Tuesday, November 8, 2011

Class Differences in the Chicago experience reflecting Gilded Age transformation

One aspect of the Chicago experience that reflects the Gilded Age transformation is the expanding existence of various class differences. Class differences were found throughout the country, especially in big cities, during the Gilded Age. The gap between the poor and wealthy grew during the Gilded Age and this is notable when discussing class differences. The class differences caused much turmoil with uprisings and discontent felt by many during the Gilded Age. The negative feelings of the underprivileged people came out in various actions such as strikes, riots, and crime.

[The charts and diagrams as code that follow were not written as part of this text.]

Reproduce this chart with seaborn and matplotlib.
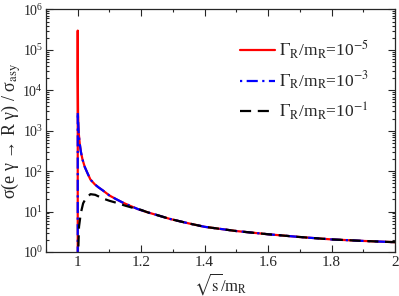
import numpy as np
import pandas as pd
import matplotlib
matplotlib.use("Agg")
import matplotlib.pyplot as plt
import seaborn as sns
from matplotlib.ticker import MultipleLocator, LogLocator, NullFormatter

# values (sqrt(s)/m_R , sigma/sigma_asy)
x_tail = [1.0063, 1.01, 1.015, 1.022, 1.03, 1.04, 1.054, 1.065, 1.08, 1.1,
          1.12, 1.14, 1.164, 1.19, 1.22, 1.25, 1.29, 1.35, 1.4, 1.5,
          1.6, 1.7, 1.8, 1.9, 2.0]
y_tail = [480, 300, 195, 128, 92, 62, 47, 40, 33, 25,
          20.5, 17, 14, 11.5, 9.6, 8.2, 6.6, 5.1, 4.2, 3.3,
          2.75, 2.35, 2.05, 1.88, 1.75]

x_red = [1.0, 1.00001, 1.0001, 1.001, 1.003] + x_tail
y_red = [0.5, 3.0e5, 2.6e4, 2700, 900] + y_tail

x_blue = [1.0, 1.00005, 1.001, 1.003] + x_tail
y_blue = [0.5, 2900, 1900, 850] + y_tail

x_black = [1.0, 1.001, 1.002, 1.004, 1.0095, 1.017, 1.025, 1.04, 1.055, 1.08,
           1.1, 1.122, 1.15, 1.175, 1.2, 1.22, 1.25, 1.29, 1.35, 1.4,
           1.5, 1.6, 1.7, 1.8, 1.9, 2.0]
y_black = [0.5, 1.0, 1.35, 4.2, 9, 16, 21, 27, 26, 21,
           18.5, 16.5, 14, 12.3, 11, 9.6, 8.2, 6.6, 5.1, 4.2,
           3.3, 2.75, 2.35, 2.05, 1.88, 1.75]

labels = [r"$\Gamma_{\rm R}$/m$_{\rm R}$=10$^{-5}$",
          r"$\Gamma_{\rm R}$/m$_{\rm R}$=10$^{-3}$",
          r"$\Gamma_{\rm R}$/m$_{\rm R}$=10$^{-1}$"]

sns.set_style("ticks")
plt.rcParams["font.family"] = ["Liberation Serif", "DejaVu Serif"]
plt.rcParams["mathtext.fontset"] = "stix"

fig = plt.figure(figsize=(3.99, 2.96), dpi=100)
ax = fig.add_axes([0.1153, 0.1486, 0.8747, 0.8194])

sns.lineplot(x=x_red, y=y_red, ax=ax, color="#ff0000", lw=1.6,
             estimator=None, sort=False, label=labels[0])
sns.lineplot(x=x_blue, y=y_blue, ax=ax, color="#0000ff", lw=1.6,
             estimator=None, sort=False, label=labels[1])
ax.lines[-1].set_dashes([1, 2, 5, 2])
sns.lineplot(x=x_black, y=y_black, ax=ax, color="black", lw=1.6,
             estimator=None, sort=False, label=labels[2])
ax.lines[-1].set_dashes([5, 3])

ax.set_yscale("log")
ax.set_xlim(0.9, 2.0)
ax.set_ylim(1, 1e6)
ax.xaxis.set_minor_locator(MultipleLocator(0.1))
ax.set_xticks([1.0, 1.2, 1.4, 1.6, 1.8, 2.0])
ax.set_xticklabels(["1", "1.2", "1.4", "1.6", "1.8", "2"])
ax.yaxis.set_major_locator(LogLocator(base=10, numticks=10))
ax.yaxis.set_minor_locator(LogLocator(base=10, subs=np.arange(2, 10), numticks=20))
ax.yaxis.set_minor_formatter(NullFormatter())

ax.tick_params(which="both", direction="in", top=True, right=True,
               width=0.8, pad=3)
ax.tick_params(axis="x", labelsize=11)
ax.tick_params(axis="y", labelsize=10, pad=2)
ax.tick_params(which="major", length=5)
ax.tick_params(which="minor", length=2.5)
for s in ax.spines.values():
    s.set_linewidth(0.9)

ax.set_xlabel(r"$\sqrt{\rm s}$/m$_{\rm R}$", fontsize=12)
ax.xaxis.set_label_coords(0.5, -0.078)
ax.set_ylabel("σ(e γ → R γ) / σ$_{\\rm asy}$", fontsize=13)
ax.yaxis.set_label_coords(-0.066, 0.5)

ax.legend(loc="upper right", frameon=False, fontsize=12.5, handlelength=2.0,
          handletextpad=0.25, bbox_to_anchor=(0.945, 0.91), labelspacing=0.5,
          borderaxespad=0.0)

fig.savefig("out.png", dpi=100)
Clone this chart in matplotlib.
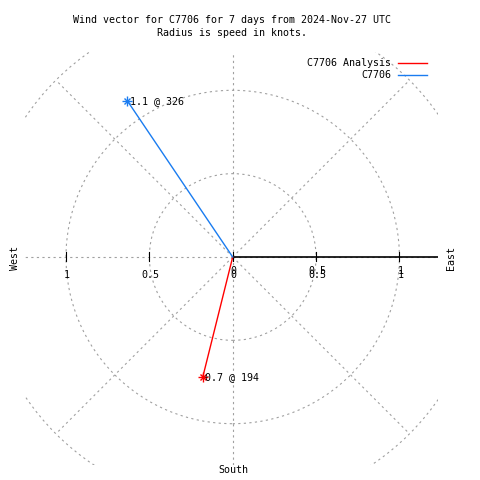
import numpy as np
import matplotlib
matplotlib.use('Agg')
import matplotlib.pyplot as plt
from matplotlib.patches import Circle

# wind data (speed in knots, direction in degrees from north)
series = ['C7706 Analysis', 'C7706']
colors = ['#ff0000', '#1a7cf0']
speed = [0.74, 1.13]
direction = [194, 326]

grid_r = [0.5, 1.0, 1.5]
grid_ang = [0, 45, 90, 135, 180, 225, 270, 315]
tick_r = [-1, -0.5, 0, 0.5, 1]
tick_lab = ['1', '0.5', '0', '0.5', '1']

W = H = 480
U = 166.7          # pixels per knot
cx, cy = 232.7, 257.0
x0, x1 = -1.245, 1.23
y0, y1 = -1.245, 1.23

plt.rcParams['font.family'] = ['DejaVu Sans Mono']
fs = 7.2

fig = plt.figure(figsize=(4.8, 4.8), dpi=100)
left = (cx + x0 * U) / W
bottom = (H - (cy - y0 * U)) / H
ax = fig.add_axes([left, bottom, (x1 - x0) * U / W, (y1 - y0) * U / H])
ax.set_xlim(x0, x1)
ax.set_ylim(y0, y1)
ax.axis('off')

def px(x, y):
    return x / W, 1 - y / H

gcol = '#a0a0a0'
dash = (0, (2, 3))
for r in grid_r:
    ax.add_patch(Circle((0, 0), r, fill=False, ec=gcol, lw=0.8, ls=dash))
for a in grid_ang:
    t = np.radians(a)
    ax.plot([0, 1.5 * np.cos(t)], [0, 1.5 * np.sin(t)], color=gcol, lw=0.8, ls=dash)

# radial axis
ax.plot([0, x1], [0, 0], color='black', lw=1.2, solid_capstyle='butt')
for r in tick_r:
    ax.plot([r, r], [-0.025, 0.03], color='black', lw=0.8)

# tick labels (drawn twice on the right, like the original overstrike)
for r, lab in zip(tick_r, tick_lab):
    xp = cx + r * U + 1
    fig.text(*px(xp, 275), lab, fontsize=fs, ha='center', va='center')
    if r >= 0:
        fig.text(*px(xp, 271), lab, fontsize=fs, ha='center', va='center')

# wind vectors
for name, c, s, d in zip(series, colors, speed, direction):
    t = np.radians(d)
    xs, ys = s * np.sin(t), s * np.cos(t)
    ax.plot([0, xs], [0, ys], color=c, lw=1.0)
    ax.plot(xs, ys, marker='+', color=c, ms=7, mew=1.0)
    ax.plot(xs, ys, marker='x', color=c, ms=5, mew=1.0)
    ax.text(xs + 0.015, ys, '%.1f @ %d' % (s, d), fontsize=fs, ha='left', va='center')

# legend
for i, (name, c) in enumerate(zip(series, colors)):
    yy = 63 + 12 * i
    fig.text(*px(391, yy), name, fontsize=fs, ha='right', va='center')
    fig.add_artist(plt.Line2D([398 / W, 427 / W], [1 - yy / H, 1 - yy / H], color=c, lw=1.0))

fig.text(*px(232, 20), 'Wind vector for C7706 for 7 days from 2024-Nov-27 UTC', fontsize=fs, ha='center', va='center')
fig.text(*px(232, 33), 'Radius is speed in knots.', fontsize=fs, ha='center', va='center')
fig.text(*px(15, 258), 'West', fontsize=fs, ha='center', va='center', rotation=90)
fig.text(*px(451, 258), 'East', fontsize=fs, ha='center', va='center', rotation=90)
fig.text(*px(233, 470), 'South', fontsize=fs, ha='center', va='center')

fig.savefig('out.png', dpi=100)
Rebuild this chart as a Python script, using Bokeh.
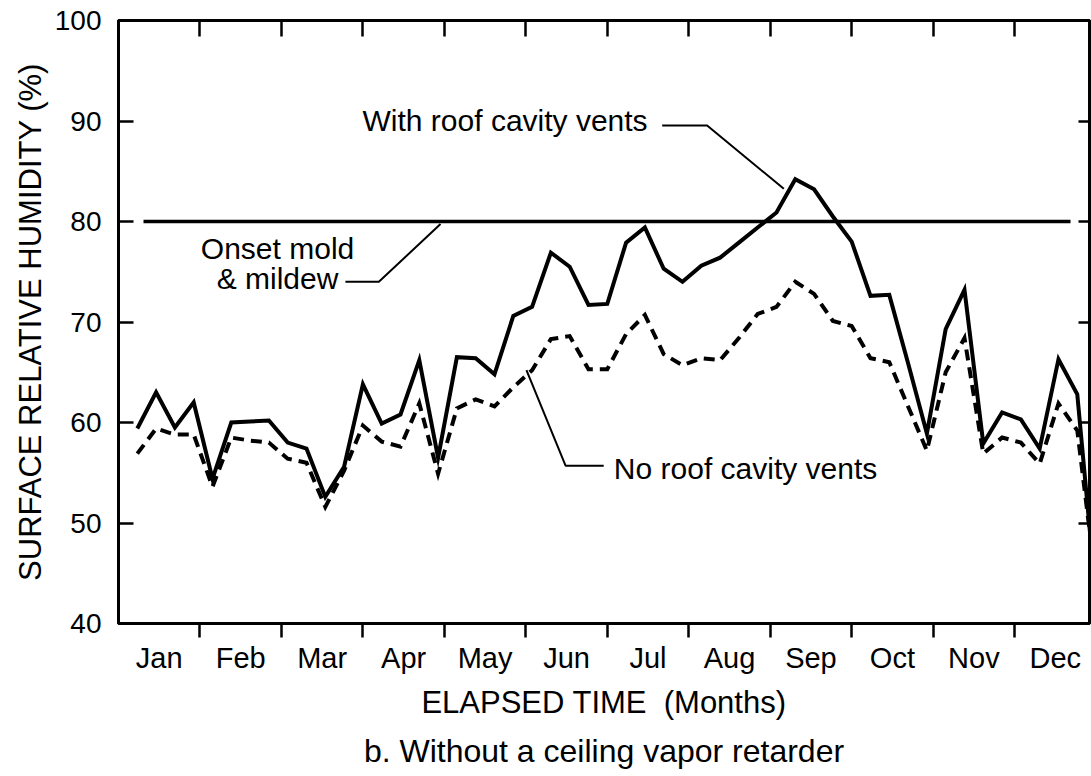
from bokeh.plotting import figure
from bokeh.models import Range1d, FixedTicker, LinearAxis, Label, Title
from bokeh.embed import file_html
from bokeh.resources import INLINE

# ---- data -------------------------------------------------------------
months = ["Jan", "Feb", "Mar", "Apr", "May", "Jun",
          "Jul", "Aug", "Sep", "Oct", "Nov", "Dec"]
weeks = list(range(1, 53))
with_vents = [59.4, 63.0, 59.5, 62.0, 54.4, 60.0, 60.1, 60.2, 58.0, 57.4,
              52.6, 55.6, 63.8, 59.9, 60.8, 66.2, 56.5, 66.5, 66.4, 64.8,
              70.6, 71.5, 76.9, 75.5, 71.7, 71.8, 77.9, 79.4, 75.3, 74.0,
              75.6, 76.4, 77.9, 79.4, 80.9, 84.2, 83.2, 80.5, 78.0, 72.6,
              72.7, 65.9, 58.9, 69.3, 73.2, 57.9, 61.0, 60.3, 57.4, 66.3,
              62.8, 42.5]
no_vents = [56.9, 59.4, 58.8, 58.8, 53.6, 58.5, 58.2, 58.0, 56.4, 56.0,
            51.6, 55.2, 59.7, 58.1, 57.6, 61.9, 54.9, 61.4, 62.3, 61.6,
            63.5, 65.2, 68.3, 68.6, 65.3, 65.3, 68.8, 70.7, 66.8, 65.7,
            66.4, 66.2, 68.4, 70.8, 71.5, 74.0, 72.8, 70.1, 69.6, 66.4,
            66.0, 61.6, 57.2, 65.0, 68.4, 56.9, 58.5, 58.0, 55.9, 61.9,
            59.2, 44.0]
threshold = 80
y_ticks = [40, 50, 60, 70, 80, 90, 100]
x_title = "ELAPSED TIME\u00a0 (Months)"
y_title = "SURFACE RELATIVE HUMIDITY (%)"
subtitle = "b. Without a ceiling vapor retarder"

FONT = "Liberation Sans"
WEEKS_PER_MONTH = 52 / 12
month_edges = [k * WEEKS_PER_MONTH for k in range(1, 12)]
month_centers = [(k + 0.5) * WEEKS_PER_MONTH for k in range(12)]

p = figure(width=1091, height=776, output_backend="svg", toolbar_location=None,
           x_range=Range1d(0, 51.65), y_range=Range1d(40, 100),
           min_border_left=118, min_border_right=2, min_border_top=20,
           min_border_bottom=153)
p.background_fill_color = "white"
p.border_fill_color = "white"
p.grid.visible = False
p.outline_line_color = "black"
p.outline_line_width = 3

# bottom axis: month names at centres, tick marks at month boundaries
xa = p.xaxis[0]
xa.ticker = FixedTicker(ticks=month_centers, minor_ticks=month_edges)
xa.major_label_overrides = {c: m for c, m in zip(month_centers, months)}
xa.major_tick_line_color = None
xa.major_tick_out = 0
xa.major_tick_in = 0
xa.minor_tick_in = 0
xa.minor_tick_out = 14
xa.minor_tick_line_width = 2.5
xa.minor_tick_line_color = "black"
xa.axis_line_width = 3
xa.major_label_standoff = 4
xa.major_label_text_font = FONT
xa.major_label_text_font_size = "29px"
xa.major_label_text_color = "black"
xa.axis_label = x_title
xa.axis_label_text_font = FONT
xa.axis_label_text_font_size = "31px"
xa.axis_label_text_font_style = "normal"
xa.axis_label_text_color = "black"
xa.axis_label_standoff = 8

# left axis
ya = p.yaxis[0]
ya.ticker = FixedTicker(ticks=y_ticks)
ya.major_tick_in = 15
ya.major_tick_out = 0
ya.major_tick_line_width = 2.5
ya.minor_tick_line_color = None
ya.axis_line_width = 3
ya.major_label_standoff = 17
ya.major_label_text_font = FONT
ya.major_label_text_font_size = "28px"
ya.major_label_text_color = "black"
ya.axis_label = y_title
ya.axis_label_text_font = FONT
ya.axis_label_text_font_size = "31px"
ya.axis_label_text_font_style = "normal"
ya.axis_label_text_color = "black"
ya.axis_label_standoff = 4

# top axis: inward month-boundary ticks, no labels
ta = LinearAxis(ticker=FixedTicker(ticks=month_edges),
                major_label_overrides={e: "" for e in month_edges},
                major_label_standoff=0,
                major_tick_in=16, major_tick_out=0, major_tick_line_width=2.5,
                minor_tick_line_color=None, axis_line_width=3)
p.add_layout(ta, "above")

# right axis: inward ticks, no labels
ra = LinearAxis(ticker=FixedTicker(ticks=y_ticks[1:-1]),
                major_label_overrides={t: "" for t in y_ticks[1:-1]},
                major_label_standoff=0,
                major_tick_in=11, major_tick_out=0, major_tick_line_width=2.5,
                minor_tick_line_color=None, axis_line_width=3)
p.add_layout(ra, "right")

# subtitle below the axis title
p.add_layout(Title(text=subtitle, align="center",
                   text_font=FONT, text_font_size="32px",
                   text_font_style="normal", text_color="black",
                   standoff=16, offset=44), "below")

# ---- series -------------------------------------------------------------
p.line([1.33, 50.64], [threshold, threshold], line_color="black", line_width=3.5)
p.line(weeks, with_vents, line_color="black", line_width=4, line_join="miter")
p.line(weeks, no_vents, line_color="black", line_width=4, line_dash="11 7",
       line_join="miter")

# ---- annotations ----------------------------------------------------------
def leader(xs, ys):
    p.line(xs, ys, line_color="black", line_width=2)

leader([28.92, 31.31, 35.39], [89.55, 89.55, 83.25])
leader([12.07, 13.85, 17.13], [74.0, 74.0, 79.75])
leader([25.81, 23.78, 21.70], [55.7, 55.7, 65.2])

def note(x, y, text, align="left"):
    p.add_layout(Label(x=x, y=y, text=text, text_font=FONT,
                       text_font_size="30px", text_color="black",
                       text_align=align, text_baseline="middle"))

note(12.98, 90.05, "With roof cavity vents")
note(8.46, 77.3, "Onset mold", "center")
note(8.46, 74.3, "& mildew", "center")
note(26.35, 55.4, "No roof cavity vents")

open("out.html", "w").write(file_html(p, INLINE))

As discussed in, The Devil in the White City, workers struck at various points during the construction of the World’s Fair of 1893 in Chicago but Burnham didn’t mind too much. There were other eager workers who weren’t organized with unions who could replace these “troublesome” workers. Some of these working-class people were unhappy with their working conditions and the low pay that their wealthy bosses afforded for them. These were vital concerns that they hoped to get resolved or at least improved through striking.
Class discrepancies were demonstrated at the World’s Fair of 1893. For example, the “Midway” portion of the World’s Columbian Exposition of 1893 featured a, “…contrast between ‘manly civilization’ and savagery…” (Gilded Age, 211). Various ethnic groups from around the world were “brought in” to live in “villages” like the ones of their home countries for Americans to view and learn about. Algerians and Egyptians were examples of people on exhibit. These people were viewed as "lower" and could not ever elevate themselves to the upper echelons of society.
The “Midway’s” legacy of the Columbian Exposition can be realized in, “Like Coney Island, the Wild West show, the circus, vaudeville, and minstrel shows, dime novels, popular music, and sports, it [the Midway] illustrated the Gilded Age preoccupation with race, particularly with the alleged inferiority of African Americans.” (Gilded Age, 205)
Class disparages were the source of crime in Chicago and other big cities during the Gilded Age. Poor youth sometimes stole food and other necessary items for survival because they did not have the money to buy it as they lived in poverty. In contrast, extravagant menus, showcased in Larson’s The Devil in the White City, were served at the meals of the Fair’s “bosses.” The filthy conditions of Chicago’s poorer areas spread disease, often times water-born, easily. Also, the carcasses of animals were left in the streets and wound up in the area near where the city’s in-take water supply existed! Reformers did try to combat these class disparages through advocating for better living conditions for the poor.
Moreover, some aspects of Gilded Age entertainment provided for the enjoyment of wealthy people and some for the poor. Not all entertainment was meant for everyone and this offers another example of class differences being widened. For example, upper-class people attended the opera, rode the “Ferris Wheel” at the World’s Columbian Exposition, and sat in the nicer areas of theaters. On the other end of the class spectrum, the working-class enjoyed fighting sports such as boxing and animal fighting. They also attended minstrel shows in urban areas. Many immigrants could relate to immigrant stories/struggles portrayed in some of the acts of vaudeville.